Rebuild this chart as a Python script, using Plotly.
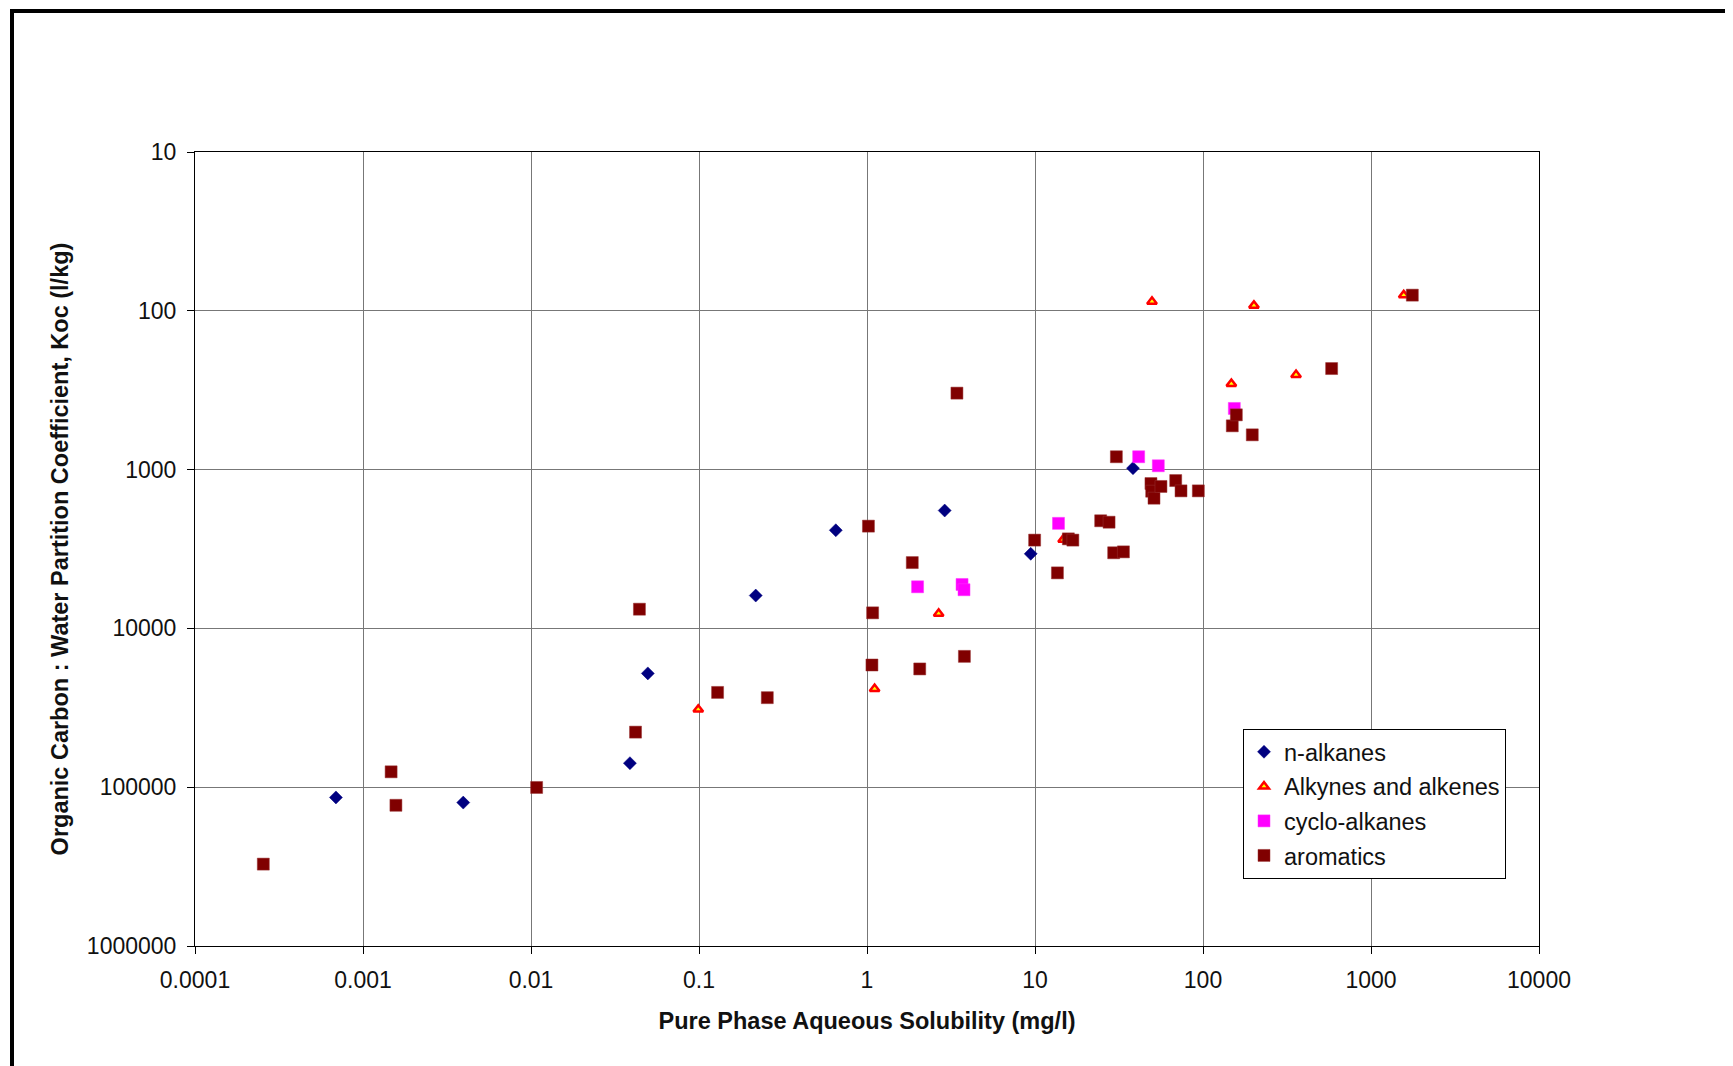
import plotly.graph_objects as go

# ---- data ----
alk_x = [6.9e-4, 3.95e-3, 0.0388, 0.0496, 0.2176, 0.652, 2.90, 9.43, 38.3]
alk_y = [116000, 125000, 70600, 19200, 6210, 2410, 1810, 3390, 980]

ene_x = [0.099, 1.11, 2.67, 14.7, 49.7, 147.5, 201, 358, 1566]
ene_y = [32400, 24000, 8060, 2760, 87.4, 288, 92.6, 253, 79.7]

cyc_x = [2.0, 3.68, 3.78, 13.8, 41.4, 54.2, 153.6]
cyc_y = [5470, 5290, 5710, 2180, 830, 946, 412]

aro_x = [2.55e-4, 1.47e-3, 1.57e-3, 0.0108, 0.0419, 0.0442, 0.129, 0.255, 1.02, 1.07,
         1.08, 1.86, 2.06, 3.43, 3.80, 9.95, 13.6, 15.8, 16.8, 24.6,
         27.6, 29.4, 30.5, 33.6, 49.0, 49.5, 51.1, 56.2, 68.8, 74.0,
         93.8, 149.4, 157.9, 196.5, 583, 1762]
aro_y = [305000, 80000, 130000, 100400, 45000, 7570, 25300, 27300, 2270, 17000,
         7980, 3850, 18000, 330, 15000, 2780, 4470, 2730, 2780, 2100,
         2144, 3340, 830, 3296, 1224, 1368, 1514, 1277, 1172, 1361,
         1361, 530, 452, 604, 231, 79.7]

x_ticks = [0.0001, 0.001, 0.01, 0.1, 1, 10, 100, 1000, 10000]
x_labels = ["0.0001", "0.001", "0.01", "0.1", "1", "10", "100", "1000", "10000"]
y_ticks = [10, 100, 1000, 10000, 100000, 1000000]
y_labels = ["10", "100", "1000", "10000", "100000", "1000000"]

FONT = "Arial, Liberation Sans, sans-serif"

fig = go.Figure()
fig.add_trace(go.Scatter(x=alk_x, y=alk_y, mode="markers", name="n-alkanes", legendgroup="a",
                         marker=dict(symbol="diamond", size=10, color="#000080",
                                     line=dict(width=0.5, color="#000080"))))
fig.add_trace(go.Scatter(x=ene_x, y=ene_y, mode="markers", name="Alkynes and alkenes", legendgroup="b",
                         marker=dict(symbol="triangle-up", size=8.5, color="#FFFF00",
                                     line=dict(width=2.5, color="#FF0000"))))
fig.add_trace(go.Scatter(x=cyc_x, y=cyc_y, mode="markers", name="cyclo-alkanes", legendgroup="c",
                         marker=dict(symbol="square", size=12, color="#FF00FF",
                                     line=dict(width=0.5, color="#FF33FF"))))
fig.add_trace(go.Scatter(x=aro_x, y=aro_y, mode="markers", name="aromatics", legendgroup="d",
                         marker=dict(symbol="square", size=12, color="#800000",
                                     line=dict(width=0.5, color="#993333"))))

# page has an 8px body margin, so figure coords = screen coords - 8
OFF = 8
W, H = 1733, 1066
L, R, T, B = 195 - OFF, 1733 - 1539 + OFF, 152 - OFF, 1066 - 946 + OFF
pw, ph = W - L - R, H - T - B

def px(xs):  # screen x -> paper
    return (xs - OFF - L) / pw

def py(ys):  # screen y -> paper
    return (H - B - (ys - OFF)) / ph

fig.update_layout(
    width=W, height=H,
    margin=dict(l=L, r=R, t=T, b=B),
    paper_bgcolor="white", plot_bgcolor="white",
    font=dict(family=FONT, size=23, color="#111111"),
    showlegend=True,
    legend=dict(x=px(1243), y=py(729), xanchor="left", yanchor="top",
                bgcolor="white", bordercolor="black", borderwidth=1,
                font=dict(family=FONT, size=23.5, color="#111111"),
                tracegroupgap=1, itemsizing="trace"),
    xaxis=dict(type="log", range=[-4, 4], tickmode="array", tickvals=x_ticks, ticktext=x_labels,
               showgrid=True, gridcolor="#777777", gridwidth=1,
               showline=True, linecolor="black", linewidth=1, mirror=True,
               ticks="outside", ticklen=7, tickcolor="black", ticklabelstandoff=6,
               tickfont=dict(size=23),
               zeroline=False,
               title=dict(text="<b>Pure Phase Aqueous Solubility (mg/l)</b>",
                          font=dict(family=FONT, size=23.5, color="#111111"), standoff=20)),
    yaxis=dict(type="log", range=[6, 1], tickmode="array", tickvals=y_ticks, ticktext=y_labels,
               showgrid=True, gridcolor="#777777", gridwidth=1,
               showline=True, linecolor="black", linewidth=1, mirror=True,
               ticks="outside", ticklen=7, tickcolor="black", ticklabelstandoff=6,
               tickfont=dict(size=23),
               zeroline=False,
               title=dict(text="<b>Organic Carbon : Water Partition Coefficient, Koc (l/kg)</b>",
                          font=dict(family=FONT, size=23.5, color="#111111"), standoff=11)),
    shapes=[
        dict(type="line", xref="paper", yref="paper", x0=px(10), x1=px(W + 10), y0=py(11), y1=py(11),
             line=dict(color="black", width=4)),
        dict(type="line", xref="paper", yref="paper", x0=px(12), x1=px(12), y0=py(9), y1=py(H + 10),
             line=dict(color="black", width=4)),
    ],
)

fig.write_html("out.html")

== == ==

### Task to complete
Copy the data word for word. Pictures do not go in the copy.

### Result for this task
Rebuild this chart as a Python script, using Plotly.
import plotly.graph_objects as go

# ---- data ----
alk_x = [6.9e-4, 3.95e-3, 0.0388, 0.0496, 0.2176, 0.652, 2.90, 9.43, 38.3]
alk_y = [116000, 125000, 70600, 19200, 6210, 2410, 1810, 3390, 980]

ene_x = [0.099, 1.11, 2.67, 14.7, 49.7, 147.5, 201, 358, 1566]
ene_y = [32400, 24000, 8060, 2760, 87.4, 288, 92.6, 253, 79.7]

cyc_x = [2.0, 3.68, 3.78, 13.8, 41.4, 54.2, 153.6]
cyc_y = [5470, 5290, 5710, 2180, 830, 946, 412]

aro_x = [2.55e-4, 1.47e-3, 1.57e-3, 0.0108, 0.0419, 0.0442, 0.129, 0.255, 1.02, 1.07,
         1.08, 1.86, 2.06, 3.43, 3.80, 9.95, 13.6, 15.8, 16.8, 24.6,
         27.6, 29.4, 30.5, 33.6, 49.0, 49.5, 51.1, 56.2, 68.8, 74.0,
         93.8, 149.4, 157.9, 196.5, 583, 1762]
aro_y = [305000, 80000, 130000, 100400, 45000, 7570, 25300, 27300, 2270, 17000,
         7980, 3850, 18000, 330, 15000, 2780, 4470, 2730, 2780, 2100,
         2144, 3340, 830, 3296, 1224, 1368, 1514, 1277, 1172, 1361,
         1361, 530, 452, 604, 231, 79.7]

x_ticks = [0.0001, 0.001, 0.01, 0.1, 1, 10, 100, 1000, 10000]
x_labels = ["0.0001", "0.001", "0.01", "0.1", "1", "10", "100", "1000", "10000"]
y_ticks = [10, 100, 1000, 10000, 100000, 1000000]
y_labels = ["10", "100", "1000", "10000", "100000", "1000000"]

FONT = "Arial, Liberation Sans, sans-serif"

fig = go.Figure()
fig.add_trace(go.Scatter(x=alk_x, y=alk_y, mode="markers", name="n-alkanes", legendgroup="a",
                         marker=dict(symbol="diamond", size=10, color="#000080",
                                     line=dict(width=0.5, color="#000080"))))
fig.add_trace(go.Scatter(x=ene_x, y=ene_y, mode="markers", name="Alkynes and alkenes", legendgroup="b",
                         marker=dict(symbol="triangle-up", size=8.5, color="#FFFF00",
                                     line=dict(width=2.5, color="#FF0000"))))
fig.add_trace(go.Scatter(x=cyc_x, y=cyc_y, mode="markers", name="cyclo-alkanes", legendgroup="c",
                         marker=dict(symbol="square", size=12, color="#FF00FF",
                                     line=dict(width=0.5, color="#FF33FF"))))
fig.add_trace(go.Scatter(x=aro_x, y=aro_y, mode="markers", name="aromatics", legendgroup="d",
                         marker=dict(symbol="square", size=12, color="#800000",
                                     line=dict(width=0.5, color="#993333"))))

# page has an 8px body margin, so figure coords = screen coords - 8
OFF = 8
W, H = 1733, 1066
L, R, T, B = 195 - OFF, 1733 - 1539 + OFF, 152 - OFF, 1066 - 946 + OFF
pw, ph = W - L - R, H - T - B

def px(xs):  # screen x -> paper
    return (xs - OFF - L) / pw

def py(ys):  # screen y -> paper
    return (H - B - (ys - OFF)) / ph

fig.update_layout(
    width=W, height=H,
    margin=dict(l=L, r=R, t=T, b=B),
    paper_bgcolor="white", plot_bgcolor="white",
    font=dict(family=FONT, size=23, color="#111111"),
    showlegend=True,
    legend=dict(x=px(1243), y=py(729), xanchor="left", yanchor="top",
                bgcolor="white", bordercolor="black", borderwidth=1,
                font=dict(family=FONT, size=23.5, color="#111111"),
                tracegroupgap=1, itemsizing="trace"),
    xaxis=dict(type="log", range=[-4, 4], tickmode="array", tickvals=x_ticks, ticktext=x_labels,
               showgrid=True, gridcolor="#777777", gridwidth=1,
               showline=True, linecolor="black", linewidth=1, mirror=True,
               ticks="outside", ticklen=7, tickcolor="black", ticklabelstandoff=6,
               tickfont=dict(size=23),
               zeroline=False,
               title=dict(text="<b>Pure Phase Aqueous Solubility (mg/l)</b>",
                          font=dict(family=FONT, size=23.5, color="#111111"), standoff=20)),
    yaxis=dict(type="log", range=[6, 1], tickmode="array", tickvals=y_ticks, ticktext=y_labels,
               showgrid=True, gridcolor="#777777", gridwidth=1,
               showline=True, linecolor="black", linewidth=1, mirror=True,
               ticks="outside", ticklen=7, tickcolor="black", ticklabelstandoff=6,
               tickfont=dict(size=23),
               zeroline=False,
               title=dict(text="<b>Organic Carbon : Water Partition Coefficient, Koc (l/kg)</b>",
                          font=dict(family=FONT, size=23.5, color="#111111"), standoff=11)),
    shapes=[
        dict(type="line", xref="paper", yref="paper", x0=px(10), x1=px(W + 10), y0=py(11), y1=py(11),
             line=dict(color="black", width=4)),
        dict(type="line", xref="paper", yref="paper", x0=px(12), x1=px(12), y0=py(9), y1=py(H + 10),
             line=dict(color="black", width=4)),
    ],
)

fig.write_html("out.html")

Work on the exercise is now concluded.